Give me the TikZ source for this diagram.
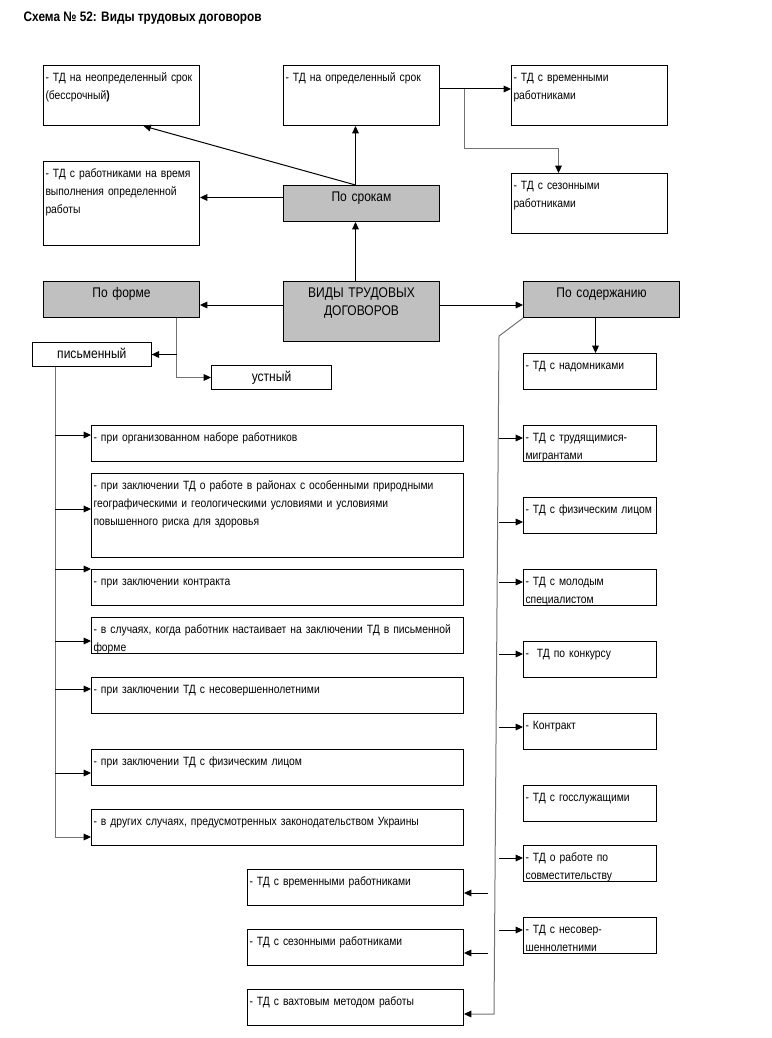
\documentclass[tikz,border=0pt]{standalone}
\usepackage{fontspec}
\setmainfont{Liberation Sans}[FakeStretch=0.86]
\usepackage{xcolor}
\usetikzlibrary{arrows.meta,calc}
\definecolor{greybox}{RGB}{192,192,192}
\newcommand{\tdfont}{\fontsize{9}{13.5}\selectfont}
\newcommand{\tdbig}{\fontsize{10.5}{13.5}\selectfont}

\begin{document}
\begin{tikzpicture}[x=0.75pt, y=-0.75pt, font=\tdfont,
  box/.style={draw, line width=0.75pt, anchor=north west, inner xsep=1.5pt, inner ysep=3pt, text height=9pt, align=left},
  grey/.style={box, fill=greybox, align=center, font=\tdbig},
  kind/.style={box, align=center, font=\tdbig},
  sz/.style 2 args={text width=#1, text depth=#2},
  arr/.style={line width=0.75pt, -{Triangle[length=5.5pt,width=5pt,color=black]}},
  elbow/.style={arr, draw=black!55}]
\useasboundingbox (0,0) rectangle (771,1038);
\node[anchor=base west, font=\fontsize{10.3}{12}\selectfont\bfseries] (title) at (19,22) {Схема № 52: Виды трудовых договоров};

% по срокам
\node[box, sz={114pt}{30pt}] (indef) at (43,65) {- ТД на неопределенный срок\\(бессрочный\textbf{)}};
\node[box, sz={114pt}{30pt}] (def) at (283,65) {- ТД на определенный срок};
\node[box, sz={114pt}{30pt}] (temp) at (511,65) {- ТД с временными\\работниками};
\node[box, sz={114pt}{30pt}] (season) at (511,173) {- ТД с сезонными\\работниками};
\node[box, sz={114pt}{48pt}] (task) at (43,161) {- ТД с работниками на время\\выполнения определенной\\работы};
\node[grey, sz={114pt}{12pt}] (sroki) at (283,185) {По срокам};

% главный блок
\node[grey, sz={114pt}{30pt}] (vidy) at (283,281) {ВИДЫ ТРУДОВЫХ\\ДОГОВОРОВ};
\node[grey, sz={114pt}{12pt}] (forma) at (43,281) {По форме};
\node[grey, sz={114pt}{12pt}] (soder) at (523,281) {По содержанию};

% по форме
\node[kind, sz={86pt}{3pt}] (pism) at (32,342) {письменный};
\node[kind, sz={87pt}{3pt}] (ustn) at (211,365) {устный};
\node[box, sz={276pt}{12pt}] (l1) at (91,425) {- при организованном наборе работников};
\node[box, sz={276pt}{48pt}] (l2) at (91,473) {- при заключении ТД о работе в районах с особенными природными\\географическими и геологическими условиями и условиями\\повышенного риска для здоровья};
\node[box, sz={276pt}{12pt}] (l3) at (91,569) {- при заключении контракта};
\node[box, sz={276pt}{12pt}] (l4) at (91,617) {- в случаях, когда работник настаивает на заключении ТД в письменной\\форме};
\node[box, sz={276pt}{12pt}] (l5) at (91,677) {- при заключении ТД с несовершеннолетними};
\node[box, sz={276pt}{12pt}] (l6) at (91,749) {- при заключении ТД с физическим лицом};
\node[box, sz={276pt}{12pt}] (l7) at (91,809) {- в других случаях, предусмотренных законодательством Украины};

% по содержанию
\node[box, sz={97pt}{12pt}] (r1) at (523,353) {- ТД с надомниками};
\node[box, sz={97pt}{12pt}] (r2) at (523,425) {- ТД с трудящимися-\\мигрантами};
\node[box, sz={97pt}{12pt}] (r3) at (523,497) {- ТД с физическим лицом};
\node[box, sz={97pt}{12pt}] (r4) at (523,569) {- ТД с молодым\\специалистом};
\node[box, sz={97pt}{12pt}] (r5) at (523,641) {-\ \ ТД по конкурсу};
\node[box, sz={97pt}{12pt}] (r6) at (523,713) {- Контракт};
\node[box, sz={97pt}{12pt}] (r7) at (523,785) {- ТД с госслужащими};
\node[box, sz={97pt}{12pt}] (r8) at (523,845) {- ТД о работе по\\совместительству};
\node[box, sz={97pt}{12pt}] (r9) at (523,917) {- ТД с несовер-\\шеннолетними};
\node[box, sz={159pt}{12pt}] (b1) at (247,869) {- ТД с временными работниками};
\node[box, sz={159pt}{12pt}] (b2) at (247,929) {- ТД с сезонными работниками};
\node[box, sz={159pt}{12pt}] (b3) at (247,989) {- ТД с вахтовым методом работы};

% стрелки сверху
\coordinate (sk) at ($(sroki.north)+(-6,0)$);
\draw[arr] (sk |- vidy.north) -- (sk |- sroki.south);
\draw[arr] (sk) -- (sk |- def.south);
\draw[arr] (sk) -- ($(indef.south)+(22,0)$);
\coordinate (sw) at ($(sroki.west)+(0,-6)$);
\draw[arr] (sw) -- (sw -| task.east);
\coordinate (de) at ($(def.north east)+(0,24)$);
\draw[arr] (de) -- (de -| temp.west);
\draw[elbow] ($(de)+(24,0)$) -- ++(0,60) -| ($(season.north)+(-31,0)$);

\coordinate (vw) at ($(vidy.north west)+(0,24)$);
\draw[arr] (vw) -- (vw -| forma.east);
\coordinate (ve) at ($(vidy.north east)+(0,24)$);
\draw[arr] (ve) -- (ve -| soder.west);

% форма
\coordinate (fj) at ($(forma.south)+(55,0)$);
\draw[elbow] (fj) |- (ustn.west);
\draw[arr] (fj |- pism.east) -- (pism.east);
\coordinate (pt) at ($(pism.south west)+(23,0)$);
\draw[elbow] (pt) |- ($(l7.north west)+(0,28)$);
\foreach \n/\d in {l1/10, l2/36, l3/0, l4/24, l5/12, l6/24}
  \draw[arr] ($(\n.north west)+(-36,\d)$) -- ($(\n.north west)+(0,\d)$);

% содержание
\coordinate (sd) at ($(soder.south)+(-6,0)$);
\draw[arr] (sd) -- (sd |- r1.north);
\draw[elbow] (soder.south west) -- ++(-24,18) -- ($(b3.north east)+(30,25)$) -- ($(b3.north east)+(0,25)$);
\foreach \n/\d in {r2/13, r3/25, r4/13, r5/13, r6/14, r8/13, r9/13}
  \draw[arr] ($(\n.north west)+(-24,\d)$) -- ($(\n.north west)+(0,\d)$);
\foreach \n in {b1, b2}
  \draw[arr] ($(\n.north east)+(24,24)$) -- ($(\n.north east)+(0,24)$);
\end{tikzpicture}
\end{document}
#####
**Goal:** Omitting all images, print the listing exactly.

**Answer below:**
Give me the TikZ source for this diagram.
\documentclass[tikz,border=0pt]{standalone}
\usepackage{fontspec}
\setmainfont{Liberation Sans}[FakeStretch=0.86]
\usepackage{xcolor}
\usetikzlibrary{arrows.meta,calc}
\definecolor{greybox}{RGB}{192,192,192}
\newcommand{\tdfont}{\fontsize{9}{13.5}\selectfont}
\newcommand{\tdbig}{\fontsize{10.5}{13.5}\selectfont}

\begin{document}
\begin{tikzpicture}[x=0.75pt, y=-0.75pt, font=\tdfont,
  box/.style={draw, line width=0.75pt, anchor=north west, inner xsep=1.5pt, inner ysep=3pt, text height=9pt, align=left},
  grey/.style={box, fill=greybox, align=center, font=\tdbig},
  kind/.style={box, align=center, font=\tdbig},
  sz/.style 2 args={text width=#1, text depth=#2},
  arr/.style={line width=0.75pt, -{Triangle[length=5.5pt,width=5pt,color=black]}},
  elbow/.style={arr, draw=black!55}]
\useasboundingbox (0,0) rectangle (771,1038);
\node[anchor=base west, font=\fontsize{10.3}{12}\selectfont\bfseries] (title) at (19,22) {Схема № 52: Виды трудовых договоров};

% по срокам
\node[box, sz={114pt}{30pt}] (indef) at (43,65) {- ТД на неопределенный срок\\(бессрочный\textbf{)}};
\node[box, sz={114pt}{30pt}] (def) at (283,65) {- ТД на определенный срок};
\node[box, sz={114pt}{30pt}] (temp) at (511,65) {- ТД с временными\\работниками};
\node[box, sz={114pt}{30pt}] (season) at (511,173) {- ТД с сезонными\\работниками};
\node[box, sz={114pt}{48pt}] (task) at (43,161) {- ТД с работниками на время\\выполнения определенной\\работы};
\node[grey, sz={114pt}{12pt}] (sroki) at (283,185) {По срокам};

% главный блок
\node[grey, sz={114pt}{30pt}] (vidy) at (283,281) {ВИДЫ ТРУДОВЫХ\\ДОГОВОРОВ};
\node[grey, sz={114pt}{12pt}] (forma) at (43,281) {По форме};
\node[grey, sz={114pt}{12pt}] (soder) at (523,281) {По содержанию};

% по форме
\node[kind, sz={86pt}{3pt}] (pism) at (32,342) {письменный};
\node[kind, sz={87pt}{3pt}] (ustn) at (211,365) {устный};
\node[box, sz={276pt}{12pt}] (l1) at (91,425) {- при организованном наборе работников};
\node[box, sz={276pt}{48pt}] (l2) at (91,473) {- при заключении ТД о работе в районах с особенными природными\\географическими и геологическими условиями и условиями\\повышенного риска для здоровья};
\node[box, sz={276pt}{12pt}] (l3) at (91,569) {- при заключении контракта};
\node[box, sz={276pt}{12pt}] (l4) at (91,617) {- в случаях, когда работник настаивает на заключении ТД в письменной\\форме};
\node[box, sz={276pt}{12pt}] (l5) at (91,677) {- при заключении ТД с несовершеннолетними};
\node[box, sz={276pt}{12pt}] (l6) at (91,749) {- при заключении ТД с физическим лицом};
\node[box, sz={276pt}{12pt}] (l7) at (91,809) {- в других случаях, предусмотренных законодательством Украины};

% по содержанию
\node[box, sz={97pt}{12pt}] (r1) at (523,353) {- ТД с надомниками};
\node[box, sz={97pt}{12pt}] (r2) at (523,425) {- ТД с трудящимися-\\мигрантами};
\node[box, sz={97pt}{12pt}] (r3) at (523,497) {- ТД с физическим лицом};
\node[box, sz={97pt}{12pt}] (r4) at (523,569) {- ТД с молодым\\специалистом};
\node[box, sz={97pt}{12pt}] (r5) at (523,641) {-\ \ ТД по конкурсу};
\node[box, sz={97pt}{12pt}] (r6) at (523,713) {- Контракт};
\node[box, sz={97pt}{12pt}] (r7) at (523,785) {- ТД с госслужащими};
\node[box, sz={97pt}{12pt}] (r8) at (523,845) {- ТД о работе по\\совместительству};
\node[box, sz={97pt}{12pt}] (r9) at (523,917) {- ТД с несовер-\\шеннолетними};
\node[box, sz={159pt}{12pt}] (b1) at (247,869) {- ТД с временными работниками};
\node[box, sz={159pt}{12pt}] (b2) at (247,929) {- ТД с сезонными работниками};
\node[box, sz={159pt}{12pt}] (b3) at (247,989) {- ТД с вахтовым методом работы};

% стрелки сверху
\coordinate (sk) at ($(sroki.north)+(-6,0)$);
\draw[arr] (sk |- vidy.north) -- (sk |- sroki.south);
\draw[arr] (sk) -- (sk |- def.south);
\draw[arr] (sk) -- ($(indef.south)+(22,0)$);
\coordinate (sw) at ($(sroki.west)+(0,-6)$);
\draw[arr] (sw) -- (sw -| task.east);
\coordinate (de) at ($(def.north east)+(0,24)$);
\draw[arr] (de) -- (de -| temp.west);
\draw[elbow] ($(de)+(24,0)$) -- ++(0,60) -| ($(season.north)+(-31,0)$);

\coordinate (vw) at ($(vidy.north west)+(0,24)$);
\draw[arr] (vw) -- (vw -| forma.east);
\coordinate (ve) at ($(vidy.north east)+(0,24)$);
\draw[arr] (ve) -- (ve -| soder.west);

% форма
\coordinate (fj) at ($(forma.south)+(55,0)$);
\draw[elbow] (fj) |- (ustn.west);
\draw[arr] (fj |- pism.east) -- (pism.east);
\coordinate (pt) at ($(pism.south west)+(23,0)$);
\draw[elbow] (pt) |- ($(l7.north west)+(0,28)$);
\foreach \n/\d in {l1/10, l2/36, l3/0, l4/24, l5/12, l6/24}
  \draw[arr] ($(\n.north west)+(-36,\d)$) -- ($(\n.north west)+(0,\d)$);

% содержание
\coordinate (sd) at ($(soder.south)+(-6,0)$);
\draw[arr] (sd) -- (sd |- r1.north);
\draw[elbow] (soder.south west) -- ++(-24,18) -- ($(b3.north east)+(30,25)$) -- ($(b3.north east)+(0,25)$);
\foreach \n/\d in {r2/13, r3/25, r4/13, r5/13, r6/14, r8/13, r9/13}
  \draw[arr] ($(\n.north west)+(-24,\d)$) -- ($(\n.north west)+(0,\d)$);
\foreach \n in {b1, b2}
  \draw[arr] ($(\n.north east)+(24,24)$) -- ($(\n.north east)+(0,24)$);
\end{tikzpicture}
\end{document}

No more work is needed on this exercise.